You appear to have mis-read my argument before labeling it as circular. I didn’t say a compiler was too large for a JRE. I said compilation was a time-consuming additional step.
Your bytecode history seems revisionist. Java actually has bytecode for many reasons—including size issues and embedded applications:
“Java bytecodes are designed to be easy to interpret on any machine, or to dynamically translate into native machine code if required by performance demands.”
http://java.sun.com/docs/white/langenv/Neutral.doc1.html
You seem to agree—since you have now revised your comment.
I agree that bytecode itself is useful for performance. The idea of verifying it instead of verifying the source code is what I’m arguing against. What I was suggesting is to always distribute the code, verify that on installation, and store trusted bytecode in a cache for performance.
Right—well, speak to Sun/Oracle.
I expect that—if you get a reply—you will hear claims that compilation to bytecode on the client would damage start-up performance, that compressed source code is less compact than compressed bytecode, hindering applet distribution, and claims of additional burdens on embedded environments.

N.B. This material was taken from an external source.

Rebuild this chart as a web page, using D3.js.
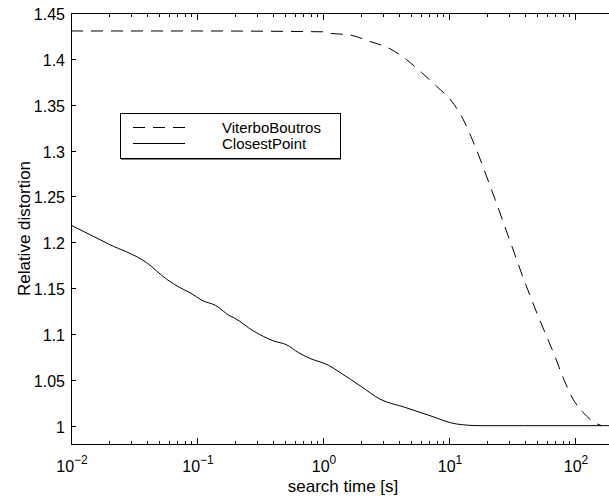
<!DOCTYPE html>
<html><head><meta charset="utf-8">
<script src="https://cdn.jsdelivr.net/npm/d3@7"></script>
<style>body{margin:0;background:#fff}svg{display:block}text{font-family:"Liberation Sans",Arial,sans-serif}</style>
</head><body><svg id="c" width="609" height="497"></svg>
<script>
// log10(search time) and relative distortion
const cpLogX = [-2, -1.7, -1.4, -1.24, -1.135, -1.056, -0.95, -0.855, -0.738, -0.70, -0.553, -0.394, -0.288, -0.196, -0.103, 0.042, 0.135, 0.30, 0.452, 0.65, 0.849, 1.06, 1.246, 1.6, 2.0, 2.3];
const cpVals = [1.2186, 1.198, 1.1777, 1.1596, 1.1505, 1.145, 1.136, 1.1313, 1.1196, 1.1171, 1.1033, 1.0925, 1.0881, 1.0798, 1.0733, 1.066, 1.058, 1.043, 1.029, 1.02, 1.0109, 1.0018, 1.0, 1.0, 1.0, 1.0];
const vbLogX = [-2, -1.0, 0.0, 0.04, 0.214, 0.373, 0.532, 0.664, 0.783, 0.902, 1.02, 1.1, 1.2, 1.33, 1.48, 1.595, 1.655, 1.707, 1.773, 1.839, 1.905, 1.984, 2.063, 2.143, 2.21];
const vbVals = [1.4304, 1.4304, 1.4295, 1.4282, 1.426, 1.419, 1.411, 1.399, 1.385, 1.370, 1.354, 1.3372, 1.307, 1.260, 1.203, 1.159, 1.1377, 1.1196, 1.0979, 1.0761, 1.0526, 1.029, 1.0146, 1.0044, 1.0];
const yTicks = [1, 1.05, 1.1, 1.15, 1.2, 1.25, 1.3, 1.35, 1.4, 1.45];
const xExps = [-2, -1, 0, 1, 2];
const seriesNames = ["ViterboBoutros", "ClosestPoint"];

const svg = d3.select("#c");
const L = 71, T = 13, B = 444;
const x = d3.scaleLog().domain([0.01, 100]).range([L, 575]);
const y = d3.scaleLinear().domain([0.98, 1.45]).range([B, T]);
const W = 609;

const g = svg.append("g");
g.append("line").attr("x1", L).attr("x2", W).attr("y1", T + 0.5).attr("y2", T + 0.5).attr("stroke", "#000");
g.append("line").attr("x1", L).attr("x2", W).attr("y1", B + 0.5).attr("y2", B + 0.5).attr("stroke", "#000");
g.append("line").attr("x1", L + 0.5).attr("x2", L + 0.5).attr("y1", T).attr("y2", B + 1).attr("stroke", "#000");

// x ticks
const xt = [];
for (let e = -2; e <= 2; e++) for (let m = 1; m <= 9; m++) { const v = m * Math.pow(10, e); if (x(v) < W) xt.push({v, major: m === 1}); }
xt.forEach(d => {
  const px = Math.round(x(d.v)) + 0.5, len = d.major ? 6 : 3;
  g.append("line").attr("x1", px).attr("x2", px).attr("y1", B).attr("y2", B - len).attr("stroke", "#000");
  g.append("line").attr("x1", px).attr("x2", px).attr("y1", T + 1).attr("y2", T + 1 + len).attr("stroke", "#000");
});
xExps.forEach(e => {
  const t = g.append("text").attr("x", x(Math.pow(10, e)) + 1).attr("y", 472).attr("text-anchor", "middle").attr("font-size", 16);
  t.append("tspan").text("10");
  t.append("tspan").attr("dy", -8).attr("font-size", 12).text(e < 0 ? "\u2212" + (-e) : e);
});
// y ticks
yTicks.forEach(v => {
  const py = Math.round(y(v)) + 0.5;
  g.append("line").attr("x1", L).attr("x2", L + 5).attr("y1", py).attr("y2", py).attr("stroke", "#000");
  g.append("text").attr("x", 65).attr("y", py + 6).attr("text-anchor", "end").attr("font-size", 16).text(v);
});

// axis labels
g.append("text").attr("x", 343).attr("y", 492).attr("text-anchor", "middle").attr("font-size", 17).text("search time [s]");
g.append("text").attr("transform", `translate(30,${(T + B) / 2}) rotate(-90)`).attr("text-anchor", "middle").attr("font-size", 17).text("Relative distortion");

// clip
svg.append("clipPath").attr("id", "clip").append("rect").attr("x", L).attr("y", T).attr("width", W - L).attr("height", B - T);
const line = d3.line().x(d => x(Math.pow(10, d[0]))).y(d => y(d[1])).curve(d3.curveMonotoneX);
const pg = svg.append("g").attr("clip-path", "url(#clip)");
pg.append("path").attr("d", line(vbLogX.map((v, i) => [v, vbVals[i]]))).attr("fill", "none").attr("stroke", "#000").attr("stroke-width", 1).attr("stroke-dasharray", "12,8");
pg.append("path").attr("d", line(cpLogX.map((v, i) => [v, cpVals[i]]))).attr("fill", "none").attr("stroke", "#000").attr("stroke-width", 1);

// legend
const lg = svg.append("g");
lg.append("rect").attr("x", 120.5).attr("y", 113.5).attr("width", 220).attr("height", 45).attr("fill", "#fff").attr("stroke", "#000");
lg.append("line").attr("x1", 121).attr("x2", 341).attr("y1", 159).attr("y2", 159).attr("stroke", "#000");
seriesNames.forEach((n, i) => {
  const ly = 127.5 + i * 16;
  lg.append("line").attr("x1", 133).attr("x2", 185).attr("y1", ly).attr("y2", ly).attr("stroke", "#000").attr("stroke-dasharray", i === 0 ? "12,8" : null);
  lg.append("text").attr("x", 222).attr("y", ly + 5.5).attr("font-size", 15).text(n);
});
</script></body></html>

You would still need a bytecode verifier for backwards compatibility—so that would be two verification systems to maintain.
The main reason the JRE won’t be changed today is that a lot of the code running on it isn’t written in Java. And that’s a good reason.
I was merely saying that for a single project needing the best possible code verification assistance, it was more fruitful to look at language-level tools than at bytecode-level.